Pitfalls and Traps to Avoid in Data Analysis

There are many Pitfalls and Traps to Avoid in Data Analysis. Think of data analysis like exploring a dense forest. It might seem exciting, but without a good map, you can easily get lost. In this complex world of numbers and research, there are hidden traps that can trip you up. Two big ones are the confusing relationship between correlation and causation and the challenge of choosing the right group to study, known as sampling. These aren’t just fancy terms; they’re the foundation of understanding data correctly. Avoiding these traps is like having a trusty compass, guiding you to real insights and helping you make sense of the information all around us.

Understanding Correlation and Causation

In the world of statistics, two words often come up: correlation and causation. Let’s break them down:

  • Correlation: This is when two things seem to move together. If you study more, your grades might go up. If you eat more ice cream, you might gain weight. But does one thing actually cause the other? That’s where correlation gets tricky. It’s like noticing that people carry umbrellas when it rains but thinking the umbrellas cause the rain.
  • Causation: This is when one thing actually causes another. If you turn on a stove, it gets hot. That’s causation. It’s a direct cause-and-effect relationship.

Remember, just because two things are related (correlation) doesn’t mean one causes the other (causation). It’s a common mistake, but understanding the difference is essential in science and research.

Choosing the Right Sample: Sampling Techniques and Bias

Imagine you want to know what all the students in your country think about a new educational policy. You can’t ask everyone, so you ask a smaller group (a sample) and hope their opinions represent everyone else.

  • Random Sampling: This is like picking names out of a hat. Everyone has an equal chance to be picked.
  • Stratified Sampling: Here, you divide people into groups (like age, gender, etc.) and pick from each group. It ensures all parts of the population are included.
  • Cluster Sampling: This is when you divide people into clusters (maybe by school or town) and then randomly choose entire clusters.
  • Watch Out for Bias!: Choosing a group that doesn’t represent everyone can lead to wrong conclusions. This is called sampling bias. For example, if you only ask your friends, you might not get a true picture of what everyone thinks.

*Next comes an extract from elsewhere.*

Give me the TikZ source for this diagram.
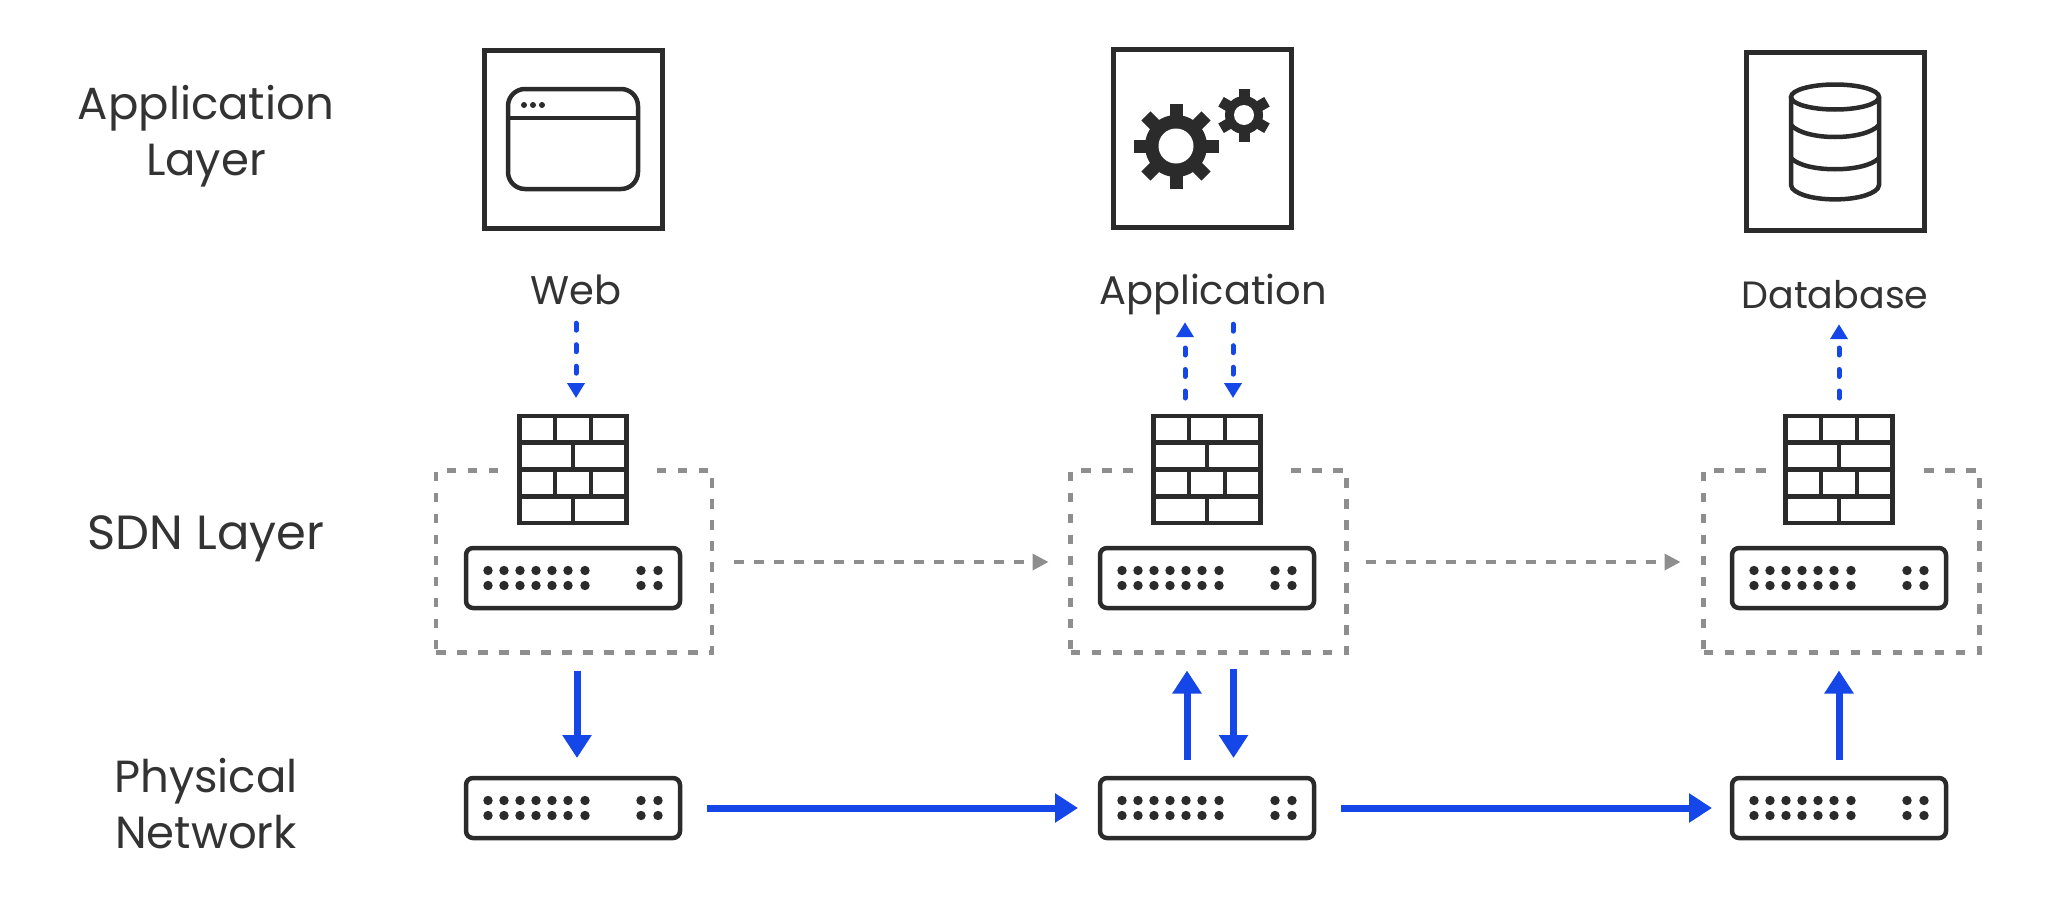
\documentclass[tikz,border=0pt]{standalone}
\usepackage{fontspec}
\setmainfont{Poppins}
\usetikzlibrary{positioning,arrows.meta}
\definecolor{icondark}{HTML}{2B2B2B}
\definecolor{textdark}{HTML}{333333}
\definecolor{flowblue}{HTML}{1546E8}
\definecolor{dashgray}{HTML}{8E8E8E}

\tikzset{
  layerlabel/.style={align=center,text=textdark,font=\fontsize{45}{56}\selectfont,inner sep=0pt},
  tierlabel/.style={text=textdark,font=\fontsize{40}{48}\selectfont,inner sep=0pt,text height=27pt,text depth=9pt},
  iconbox/.style={draw=icondark,line width=5pt,minimum width=178pt,minimum height=178pt,outer sep=0pt},
  firewall/.style={draw=icondark,fill=white,line width=4.5pt,minimum width=107pt,minimum height=107pt,outer sep=0pt,
    preaction={draw=white,line width=40pt}},
  switchbox/.style={draw=icondark,fill=white,line width=4.5pt,rounded corners=7pt,minimum width=214pt,minimum height=60pt,outer sep=0pt},
  sdnzone/.style={draw=dashgray,line width=4.5pt,dash pattern=on 9.5pt off 11.5pt,minimum width=276pt,minimum height=182pt,outer sep=0pt},
  solidflow/.style={draw=flowblue,line width=7pt,-{Triangle[length=23pt,width=28pt]}},
  dashflow/.style={draw=flowblue,line width=5pt,dash pattern=on 7pt off 14.5pt,line cap=round,-{Triangle[length=15pt,width=17pt]}},
  zoneflow/.style={draw=dashgray,line width=3.5pt,dash pattern=on 10pt off 10pt,-{Triangle[length=16pt,width=16pt]}},
  ports/.pic={
    \foreach \x in {-85,-69,-53,-37,-21,-5,12,68,85}
      \foreach \y in {-7.5,7.5}
        \fill[icondark] (\x,\y) circle (4.7pt);
  },
  bricks/.pic={
    \draw[icondark,line width=4.5pt]
      (-53,-27) -- (53,-27) (-53,0) -- (53,0) (-53,27) -- (53,27)
      (-18,-53) -- (-18,-27) (18,-53) -- (18,-27) (0,-27) -- (0,0)
      (-18,0) -- (-18,27) (18,0) -- (18,27) (0,27) -- (0,53);
  },
  browser/.pic={
    \draw[icondark,line width=4.5pt,rounded corners=17pt] (-65,-50) rectangle (65,50);
    \draw[icondark,line width=4pt] (-65,-21) -- (65,-21);
    \foreach \x in {-49,-40,-31}
      \fill[icondark] (\x,-34) circle (3pt);
  },
  dbstack/.pic={
    \draw[icondark,line width=4.5pt] (0,-44) ellipse (44pt and 12.5pt);
    \draw[icondark,line width=4.5pt,rounded corners=2pt] (-44,-44) -- (-44,46)
      .. controls (-30,62) and (30,62) .. (44,46) -- (44,-44);
    \draw[icondark,line width=4.5pt] (-44,-16) .. controls (-30,0) and (30,0) .. (44,-16);
    \draw[icondark,line width=4.5pt] (-44,17) .. controls (-30,32) and (30,32) .. (44,17);
  },
  gear/.pic={
    \fill[icondark] (0,0) circle (\gearbody pt);
    \foreach \a in {1,...,\gearteeth}
      \fill[icondark,rotate=\a*360/\gearteeth+90] (0,-\gearwide) rectangle (\gearouter,\gearwide);
    \fill[white] (0,0) circle (\gearhole pt);
  }
}

\begin{document}
\begin{tikzpicture}[x=1pt,y=-1pt]

  \useasboundingbox[fill=white] (0,0) rectangle (2048,910);

  % Zones go first, the firewalls cut into them

  \node[sdnzone] (zonea) at (574,561.5) {};
  \node[sdnzone] (zoneb) at (1208.5,561.5) {};
  \node[sdnzone] (zonec) at (1841.5,561.5) {};

  % Switches and firewalls

  \node[switchbox] (swa) at (573,578) {};
  \node[switchbox] (swb) at (1207,578) {};
  \node[switchbox] (swc) at (1839,578) {};
  \node[firewall, above=25pt of swa] (fwa) {};
  \node[firewall, above=25pt of swb] (fwb) {};
  \node[firewall, above=25pt of swc] (fwc) {};

  % Physical network

  \node[switchbox, below=170pt of swa] (pha) {};
  \node[switchbox, below=170pt of swb] (phb) {};
  \node[switchbox, below=170pt of swc] (phc) {};

  % Tiers

  \node[iconbox] (web) at (573,139) {};
  \node[iconbox] (app) at (1202.5,138) {};
  \node[iconbox] (db) at (1835,141) {};
  \node[tierlabel] (webtxt) at (576,295) {Web};
  \node[tierlabel] (apptxt) at (1213,295) {Application};
  \node[tierlabel, font=\fontsize{38}{48}\selectfont] (dbtxt) at (1835,299) {Database};

  % Layer names

  \node[layerlabel] (applayer) at (206,136) {Application\\Layer};
  \node[layerlabel, font=\fontsize{48}{56}\selectfont] (sdnlayer) at (206,539) {SDN Layer};
  \node[layerlabel] (phylayer) at (206,804) {Physical\\Network};

  % Icons

  \foreach \n in {swa,swb,swc,pha,phb,phc}
    \pic at (\n) {ports};
  \foreach \n in {fwa,fwb,fwc}
    \pic at (\n) {bricks};
  \pic at (web) {browser};
  \pic at (db) {dbstack};
  \def\gearbody{31}\def\gearteeth{8}\def\gearouter{42.5}\def\gearwide{6.5}\def\gearhole{17.5}
  \pic at (1176,146) {gear};
  \def\gearbody{19}\def\gearteeth{6}\def\gearouter{26.5}\def\gearwide{5.5}\def\gearhole{10}
  \pic at (1244,115) {gear};

  % Dashed flows

  \draw[dashflow, shorten <=10pt, shorten >=18pt] (webtxt.south) -- (webtxt.south |- fwa.north);
  \draw[dashflow, shorten <=18pt, shorten >=9pt] ([xshift=-22pt]fwb.north) -- ([xshift=-22pt]fwb.north |- apptxt.south);
  \draw[dashflow, shorten <=11pt, shorten >=18pt] ([xshift=26pt]fwb.north |- apptxt.south) -- ([xshift=26pt]fwb.north);
  \draw[dashflow, shorten <=18pt, shorten >=7pt] (fwc.north) -- (fwc.north |- dbtxt.south);

  \draw[zoneflow, shorten <=22pt, shorten >=22pt] (zonea.east |- 0,562) -- (zoneb.west |- 0,562);
  \draw[zoneflow, shorten <=19pt, shorten >=23pt] (zoneb.east |- 0,562) -- (zonec.west |- 0,562);

  % Solid flows

  \draw[solidflow, shorten <=18pt, shorten >=20pt] ([xshift=3pt]zonea.south) -- ([xshift=3pt]zonea.south |- pha.north);
  \draw[solidflow, shorten <=18pt, shorten >=18pt] ([xshift=-20pt]phb.north) -- ([xshift=-20pt]phb.north |- zoneb.south);
  \draw[solidflow, shorten <=16pt, shorten >=20pt] ([xshift=25pt]zoneb.south) -- ([xshift=25pt]zoneb.south |- phb.north);
  \draw[solidflow, shorten <=18pt, shorten >=18pt] (phc.north) -- (phc.north |- zonec.south);
  \draw[solidflow, shorten <=27pt, shorten >=22pt] (pha.east) -- (phb.west);
  \draw[solidflow, shorten <=27pt, shorten >=20pt] (phb.east) -- (phc.west);

\end{tikzpicture}
\end{document}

While understanding sampling is crucial, biases can also affect our judgment. One common bias in research is Confirmation Bias.

The Role of Confirmation Bias in Data Analysis

Confirmation bias is the tendency to search for, interpret, favor, and recall information in a way that confirms one’s preexisting beliefs or hypotheses. It is a type of cognitive bias that can lead people to make judgments that are not objectively true or reasonable.

Here are some examples of how confirmation bias can affect data analysis:

  1. Selective sampling: A researcher may only collect data from sources or subjects that support their preexisting beliefs, while ignoring or dismissing data that contradicts their beliefs. This can lead to a biased sample and inaccurate conclusions.
  2. Focusing on certain details: A researcher may focus on specific details or data points that support their beliefs, while ignoring or downplaying other details that do not support their beliefs. This can lead to a distorted interpretation of the data.
  3. Misinterpreting data: A researcher may interpret data in a way that confirms their preexisting beliefs, even if the data does not support those beliefs. For example, a researcher may cherry-pick data or manipulate statistical analyses to support their desired conclusion.
  4. Recalling information selectively: A researcher may remember or recall information that supports their beliefs more easily than information that contradicts their beliefs. This can affect their ability to objectively evaluate the evidence.

Confirmation bias can lead to a distorted understanding of reality and can hinder the ability to accurately analyze data and reach objective conclusions. It is important for researchers to be aware of their own biases and to try to minimize them in order to avoid these types of errors.

For instance, if a researcher believes that a specific diet leads to weight loss, they might unconsciously focus only on data supporting this claim, ignoring evidence that contradicts it. This is like only listening to friends who agree with you and ignoring others who have different opinions.


Data analysis is a fascinating and complex field that requires careful navigation. By understanding the differences between correlation and causation, choosing the right sampling techniques, and being aware of biases like Confirmation Bias, you can avoid common pitfalls and make more accurate and informed decisions. Whether you’re looking to pursue a career in research or just want to make sense of the world around you, these principles form a solid foundation. It’s a journey filled with discovery, and you’re now better equipped to explore it!